Afghanistan Was Always Going to End This Way
I understand that Afghanistan is falling into what is sure to be a heart-breaking mess as the Taliban quickly rolls up the country in a way that is quite reminiscent of South Vietnam falling to the North in the 1970s. The rapid collapse of the Afghani government after the exit of most American troops will be used by many as evidence that we shouldn't have left, or that we left too soon. In my mind, it's the opposite.
We have had 20 years to try to build a sustainable non-Taliban regime in Afghanistan and have clearly totally failed. Again, we have failed to do so in a way that is surprisingly similar to our failures in South Vietnam (though at least without sustained bombing of population centers). Holding on in Afghanistan has taken on the aspect of holding down a dead-man's switch on a bomb. We seem unable to defuse it, but as long as we are willing to sit there, the bomb doesn't go off. In this context, it should surprise no one that the bomb went off when we got up and left.
The silver lining is that given time and space to find their own way without a million foreign troops on their soil, the Vietnamese have steadily improved their country and the lot of their people. Vietnam sits above Russia, Greece, and South Africa (and probably California) in the recent economic freedom rankings.

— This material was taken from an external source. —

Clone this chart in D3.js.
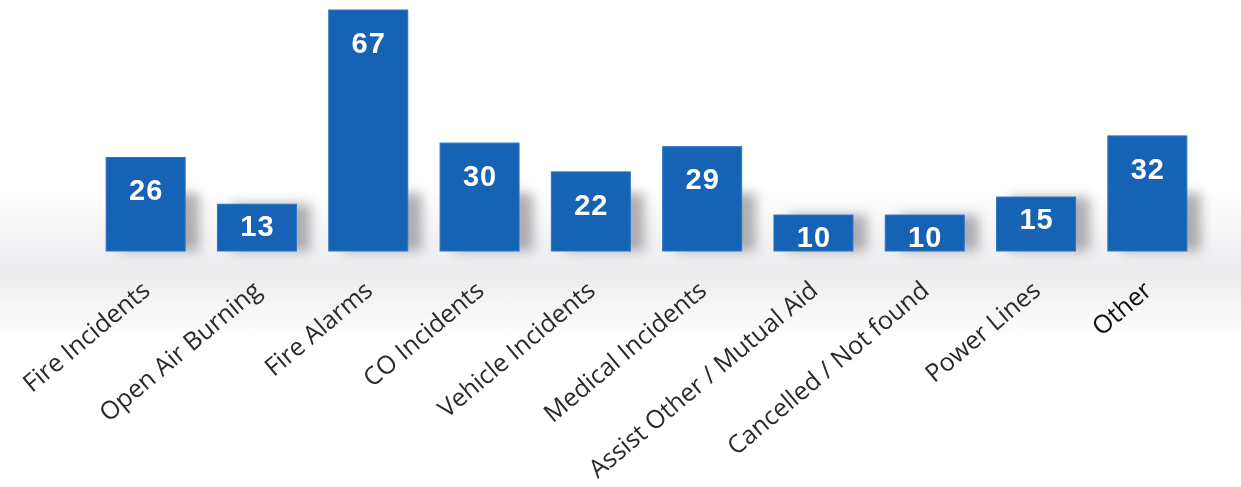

This does not mean that the Afghan people are not going to suffer over the next years and decades. They will. I feel for them. But its clear to me at least the the US occupation is a dead end. If liberty and prosperity ever come to the Afghani people, it will have to come through a different path.
Update: Well, maybe not exactly this way. I wrote this referring to the collapse of the Afghan government we had selected and propped up. Clearly the ridiculous mistakes made on our exit that left Americans and our vulnerable friends without a clear path or plan for exit were not inevitable.